“IF I WORE BEIGE no one would know who I was,” Queen Elizabeth II famously said. They were the words of a woman with a keen awareness of what clothes meant. Fashion, to the late Queen, was not frivolous – nor was it an insignificant part of her job. Quite the contrary; the monarch knew that what you wear matters, and when you are a public figure of such magnitude, it matters very much.
Over the seven decades of her reign, Her Majesty became a style icon, but not necessarily because she set or even followed trends. Instead, she weaponised clothing. Getting dressed, as the Queen, meant marrying two complicated impulses: the desire to dress as oneself (her cherished countryside pragmatism) and the awareness that your personal expression must, in a way, be secondary to the role you fulfil – clothes loaded with symbolic weight. The Queen’s unflinching sense of individual sacrifice and her awareness that she was, first and foremost, a public servant, played out in how she dressed.

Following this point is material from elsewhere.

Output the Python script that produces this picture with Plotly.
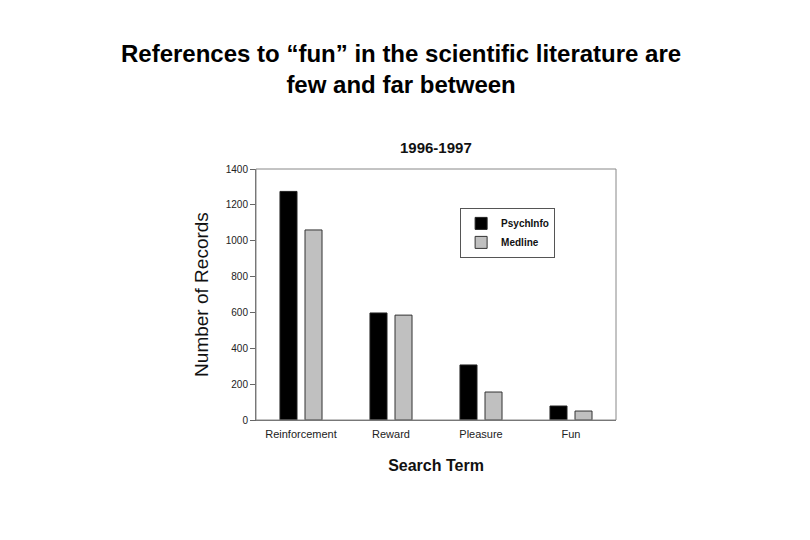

In this way, the Queen’s clothes were both costume and symbol. She would incorporate colours, motifs and accessories which spoke to the event she was attending, the head of state she was meeting or the nation she was visiting. Her use of colour allowed her to stand out – not only bringing joy to those who met her, but actually making it easier for those who had often travelled far to do so, to pick her out of the crowd. She would be bold when required, tempered when reflecting a national mood, or practical when the occasion called for it. She was stylish, polished and elegant to a fault, and never without forethought. The Queen wore nothing by accident.